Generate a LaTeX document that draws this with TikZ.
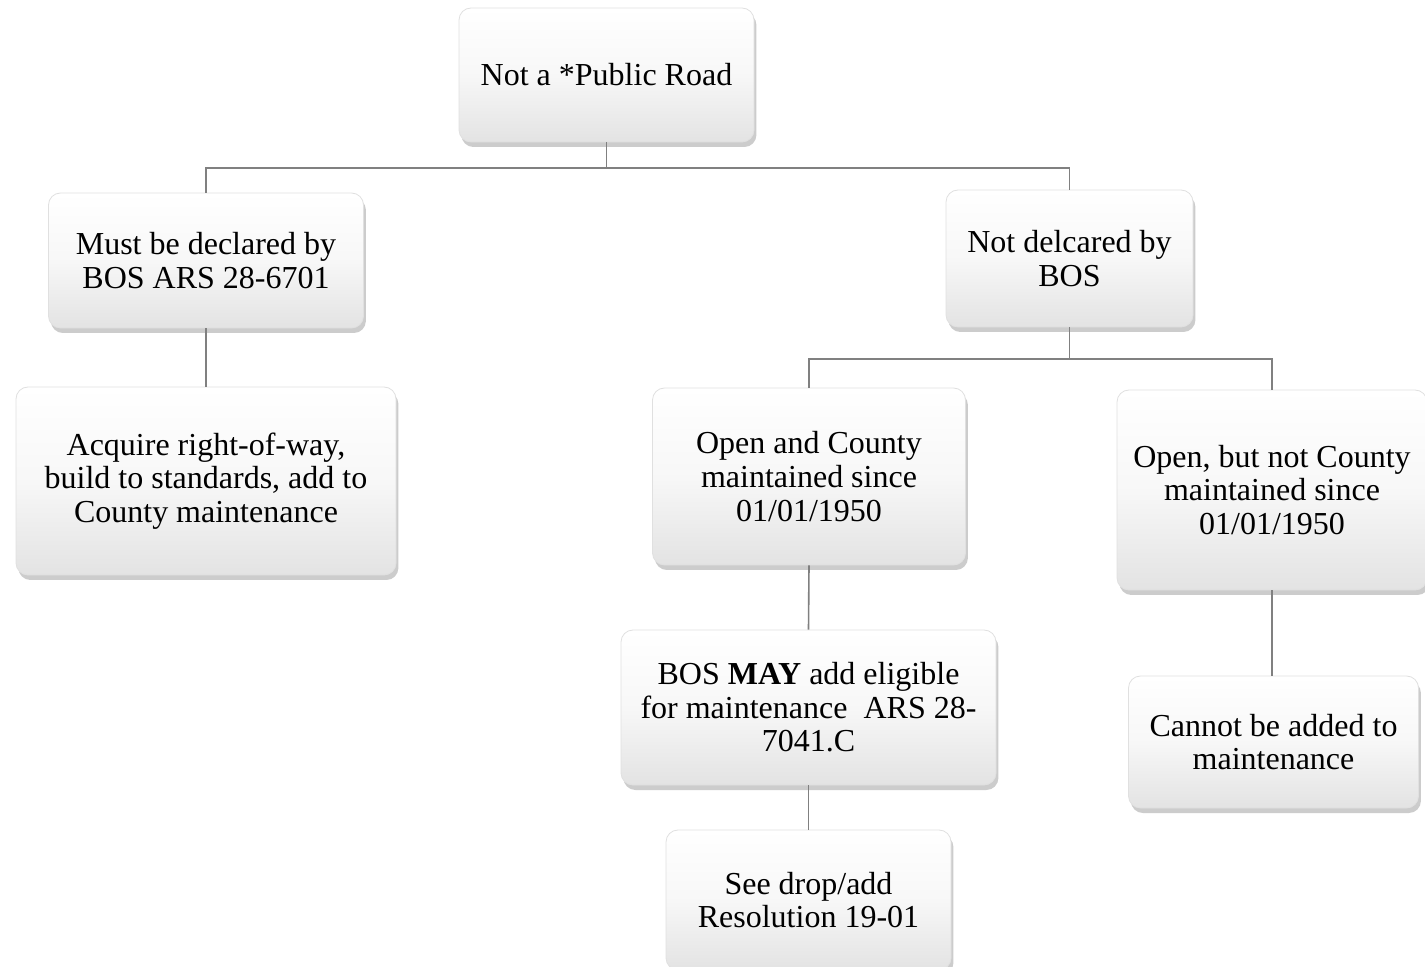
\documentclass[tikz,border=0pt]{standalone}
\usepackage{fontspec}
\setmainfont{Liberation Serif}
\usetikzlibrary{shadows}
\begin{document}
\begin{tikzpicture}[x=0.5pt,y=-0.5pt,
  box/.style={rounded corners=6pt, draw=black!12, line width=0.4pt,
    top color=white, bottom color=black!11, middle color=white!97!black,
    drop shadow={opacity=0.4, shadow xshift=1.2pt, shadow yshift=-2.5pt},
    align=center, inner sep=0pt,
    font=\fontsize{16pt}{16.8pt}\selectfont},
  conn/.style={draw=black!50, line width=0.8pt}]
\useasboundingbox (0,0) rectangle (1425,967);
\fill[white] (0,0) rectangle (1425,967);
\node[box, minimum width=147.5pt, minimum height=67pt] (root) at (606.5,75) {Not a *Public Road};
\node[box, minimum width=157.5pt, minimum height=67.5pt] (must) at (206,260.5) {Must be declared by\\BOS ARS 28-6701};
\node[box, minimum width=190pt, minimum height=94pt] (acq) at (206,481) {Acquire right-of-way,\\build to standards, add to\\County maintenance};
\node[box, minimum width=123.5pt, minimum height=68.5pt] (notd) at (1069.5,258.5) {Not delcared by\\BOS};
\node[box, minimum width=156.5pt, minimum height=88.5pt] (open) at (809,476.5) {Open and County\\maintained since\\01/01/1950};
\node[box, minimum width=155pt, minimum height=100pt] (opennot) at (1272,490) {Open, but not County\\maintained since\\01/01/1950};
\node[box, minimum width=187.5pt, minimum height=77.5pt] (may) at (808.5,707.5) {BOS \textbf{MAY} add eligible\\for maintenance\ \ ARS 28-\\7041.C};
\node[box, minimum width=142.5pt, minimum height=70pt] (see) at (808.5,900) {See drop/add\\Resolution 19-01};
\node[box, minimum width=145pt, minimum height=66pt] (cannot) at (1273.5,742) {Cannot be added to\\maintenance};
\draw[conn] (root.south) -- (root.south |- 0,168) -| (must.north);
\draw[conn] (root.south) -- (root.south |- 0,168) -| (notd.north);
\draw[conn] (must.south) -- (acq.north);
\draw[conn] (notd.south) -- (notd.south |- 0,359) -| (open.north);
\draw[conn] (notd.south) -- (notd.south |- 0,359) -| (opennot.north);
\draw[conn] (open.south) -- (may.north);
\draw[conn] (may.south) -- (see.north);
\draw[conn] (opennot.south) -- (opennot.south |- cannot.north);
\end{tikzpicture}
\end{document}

* * * * *

:: Required work ::
Omit the pictures and output all of the other material exactly.

:: Correct output ::
Generate a LaTeX document that draws this with TikZ.
\documentclass[tikz,border=0pt]{standalone}
\usepackage{fontspec}
\setmainfont{Liberation Serif}
\usetikzlibrary{shadows}
\begin{document}
\begin{tikzpicture}[x=0.5pt,y=-0.5pt,
  box/.style={rounded corners=6pt, draw=black!12, line width=0.4pt,
    top color=white, bottom color=black!11, middle color=white!97!black,
    drop shadow={opacity=0.4, shadow xshift=1.2pt, shadow yshift=-2.5pt},
    align=center, inner sep=0pt,
    font=\fontsize{16pt}{16.8pt}\selectfont},
  conn/.style={draw=black!50, line width=0.8pt}]
\useasboundingbox (0,0) rectangle (1425,967);
\fill[white] (0,0) rectangle (1425,967);
\node[box, minimum width=147.5pt, minimum height=67pt] (root) at (606.5,75) {Not a *Public Road};
\node[box, minimum width=157.5pt, minimum height=67.5pt] (must) at (206,260.5) {Must be declared by\\BOS ARS 28-6701};
\node[box, minimum width=190pt, minimum height=94pt] (acq) at (206,481) {Acquire right-of-way,\\build to standards, add to\\County maintenance};
\node[box, minimum width=123.5pt, minimum height=68.5pt] (notd) at (1069.5,258.5) {Not delcared by\\BOS};
\node[box, minimum width=156.5pt, minimum height=88.5pt] (open) at (809,476.5) {Open and County\\maintained since\\01/01/1950};
\node[box, minimum width=155pt, minimum height=100pt] (opennot) at (1272,490) {Open, but not County\\maintained since\\01/01/1950};
\node[box, minimum width=187.5pt, minimum height=77.5pt] (may) at (808.5,707.5) {BOS \textbf{MAY} add eligible\\for maintenance\ \ ARS 28-\\7041.C};
\node[box, minimum width=142.5pt, minimum height=70pt] (see) at (808.5,900) {See drop/add\\Resolution 19-01};
\node[box, minimum width=145pt, minimum height=66pt] (cannot) at (1273.5,742) {Cannot be added to\\maintenance};
\draw[conn] (root.south) -- (root.south |- 0,168) -| (must.north);
\draw[conn] (root.south) -- (root.south |- 0,168) -| (notd.north);
\draw[conn] (must.south) -- (acq.north);
\draw[conn] (notd.south) -- (notd.south |- 0,359) -| (open.north);
\draw[conn] (notd.south) -- (notd.south |- 0,359) -| (opennot.north);
\draw[conn] (open.south) -- (may.north);
\draw[conn] (may.south) -- (see.north);
\draw[conn] (opennot.south) -- (opennot.south |- cannot.north);
\end{tikzpicture}
\end{document}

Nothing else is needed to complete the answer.